Isso faz com que esse segmento se fortaleça, e é aí que a direita passa a viabilizar a ascensão de pessoas negras e de pensamento ultraconservador na política, como Fernando Holiday, Sérgio Camargo, Paulo Cruz, Hélio Bolsonaro e Guto Zacarias. Figuras que, uma vez eleitos, trabalham para reforçar uma falsa narrativa de que no Brasil existe algo chamado “democracia racial”.

A insistente desumanização dos homens negros, por parte de uma minoria dominante de brancos, evidenciada em estigmas, discriminações e violências, teve um impacto negativo na formação dos quadros raciais dos partidos de esquerda.

A prática do apagamento dos corpos dos homens negros, que ocorre em todas as estruturas da sociedade, acontece na política partidária também.

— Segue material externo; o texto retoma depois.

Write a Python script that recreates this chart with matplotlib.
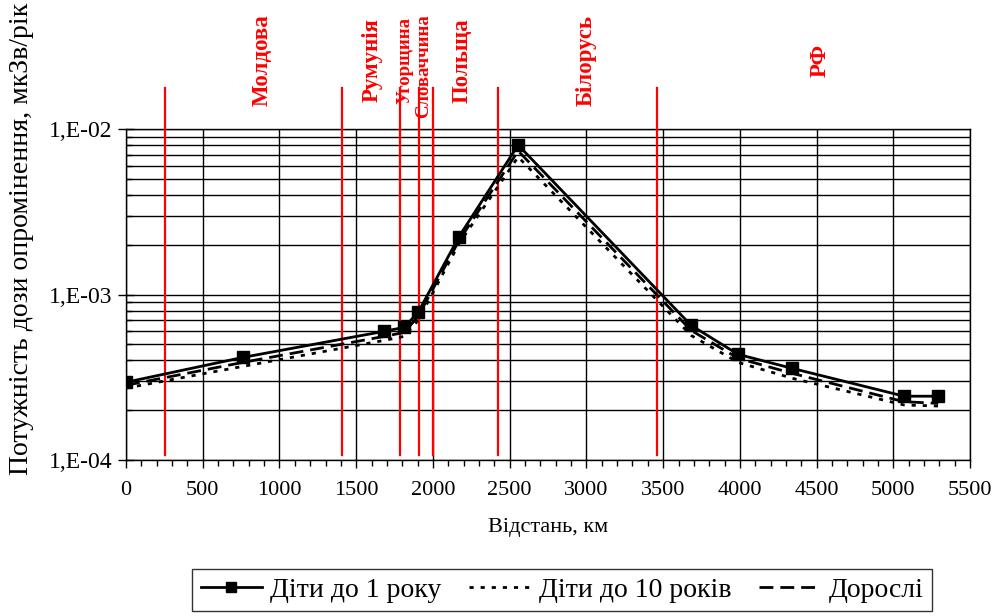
import numpy as np
import matplotlib
matplotlib.use("Agg")
import matplotlib.pyplot as plt
from matplotlib.ticker import LogLocator, FixedLocator, MultipleLocator, NullFormatter
from matplotlib.lines import Line2D

plt.rcParams['font.family'] = ['Liberation Serif', 'DejaVu Serif']

# distance, km
dist = [0, 762, 1681, 1812, 1903, 2170, 2555, 3682, 3988, 4340, 5070, 5292]
# dose rate, uSv/year
kids1 = [2.95e-4, 4.17e-4, 5.99e-4, 6.33e-4, 7.79e-4, 2.24e-3, 8.0e-3,
         6.51e-4, 4.35e-4, 3.58e-4, 2.43e-4, 2.43e-4]
kids10 = [2.72e-4, 3.68e-4, 5.28e-4, 5.58e-4, 6.97e-4, 2.03e-3, 6.78e-3,
          5.66e-4, 3.89e-4, 3.12e-4, 2.15e-4, 2.12e-4]
adults = [2.83e-4, 3.89e-4, 5.58e-4, 5.90e-4, 7.37e-4, 2.12e-3, 7.37e-3,
          6.07e-4, 4.12e-4, 3.34e-4, 2.25e-4, 2.20e-4]

# country borders along the route, km
borders = [254, 1408, 1786, 1909, 2001, 2424, 3460]
countries = ['Молдова', 'Румунія', 'Угорщина', 'Словаччина', 'Польща', 'Білорусь', 'РФ']
country_x = [886, 1603, 1818, 1942, 2190, 2998, 4523]

fig = plt.figure(figsize=(9.92, 6.16), dpi=100)
ax = fig.add_axes([0.127, 0.2532, 0.851, 0.5374])

ax.set_yscale('log')
ax.set_xlim(0, 5500)
ax.set_ylim(1e-4, 1e-2)

ax.xaxis.set_major_locator(MultipleLocator(500))
ax.xaxis.set_minor_locator(MultipleLocator(100))
ax.yaxis.set_major_locator(FixedLocator([1e-4, 1e-3, 1e-2]))
ax.yaxis.set_minor_locator(LogLocator(base=10, subs=np.arange(2, 10)))
ax.yaxis.set_minor_formatter(NullFormatter())
ax.set_yticklabels(['1,E-04', '1,E-03', '1,E-02'])

ax.grid(True, which='major', axis='x', color='black', lw=1)
ax.grid(True, which='both', axis='y', color='black', lw=1)
ax.tick_params(axis='x', which='major', direction='out', length=6, width=1, pad=9, labelsize=16)
ax.tick_params(axis='x', which='minor', direction='out', length=4, width=1)
ax.tick_params(axis='y', which='major', direction='inout', length=12, width=1, pad=4, labelsize=17)
ax.tick_params(axis='y', which='minor', direction='in', length=4, width=1)
for s in ax.spines.values():
    s.set_color('black')
    s.set_linewidth(1)

for b in borders:
    ax.plot([b, b], [1.07e-4, 1.77e-2], color='red', lw=1.6, clip_on=False, zorder=3)

ax.plot(dist, kids10, color='black', lw=2, ls=(0, (1.5, 2.5)), zorder=4)
ax.plot(dist, adults, color='black', lw=2, ls=(0, (5, 2.5)), zorder=4)
ax.plot(dist, kids1, color='black', lw=2, marker='s', ms=8, zorder=5)

for name, cx in zip(countries, country_x):
    small = name in ('Угорщина', 'Словаччина')
    y_pix = 60 if name != 'Словаччина' else 66
    ax.text(cx, 10 ** (-2 + (129 - y_pix) / 166), name, rotation=90, color='red',
            fontsize=13.5 if small else 16.5, fontweight='bold',
            ha='center', va='center', clip_on=False)

ax.set_xlabel('Відстань, км', fontsize=16, labelpad=13)
fig.text(0.022, 1 - 475 / 616, 'Потужність дози опромінення, мкЗв/рік',
         rotation=90, ha='center', va='bottom', fontsize=20)

handles = [Line2D([], [], color='black', lw=2, marker='s', ms=7),
           Line2D([], [], color='black', lw=2, ls=(0, (1.5, 2.5))),
           Line2D([], [], color='black', lw=2, ls=(0, (5, 2.5)))]
leg = fig.legend(handles, ['Діти до 1 року', 'Діти до 10 років', 'Дорослі'],
                 loc='center', bbox_to_anchor=(562 / 992, 1 - 590 / 616), ncol=3,
                 fontsize=20, frameon=True, fancybox=False, edgecolor='black',
                 handlelength=2.2, handletextpad=0.3, columnspacing=1.0,
                 borderpad=0.3)
leg.get_frame().set_linewidth(1)

fig.savefig('out.png', dpi=100)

Exigir o investimento das verbas eleitorais nos homens negros, sem negligenciar o direito das mulheres negras, é um imperativo que a representação da população negra brasileira não pode abrir mão.

A realidade cotidiana cruel, que se manifesta em dados alarmantes de violência urbana, somadas à imposição de uma educação de qualidade inferior nas escolas públicas, acaba gerando um ciclo criminoso que prejudica, diretamente, os homens negros em todos os setores da sociedade e principalmente nos partidos políticos. De todos os matizes ideológicos.

O baixo investimento financeiro dos partidos de esquerda na representação política dos homens negros em todos os municípios do Brasil precisa ser denunciado. Além da exigência de mudanças públicas e compromissadas dos dirigentes dos partidos de esquerda em cada município.

Hoje, milhares de meninos negros não têm em quem se espelhar ou ter como referência no espectro masculino. A ausência de homens negros em cargos de poder reforça a ideia de que eles não pertencem a esses espaços, dificultando a quebra desse ciclo perverso.

Os homens negros exigem seus espaços, sem diminuir o espaço da mulher negra. A representatividade política dos homens negros é crucial não apenas para desafiar estereótipos e preconceitos, mas também para garantir que suas vozes sejam ouvidas junto com as vozes das mulheres negras, e que suas comunidades sejam adequadamente representadas.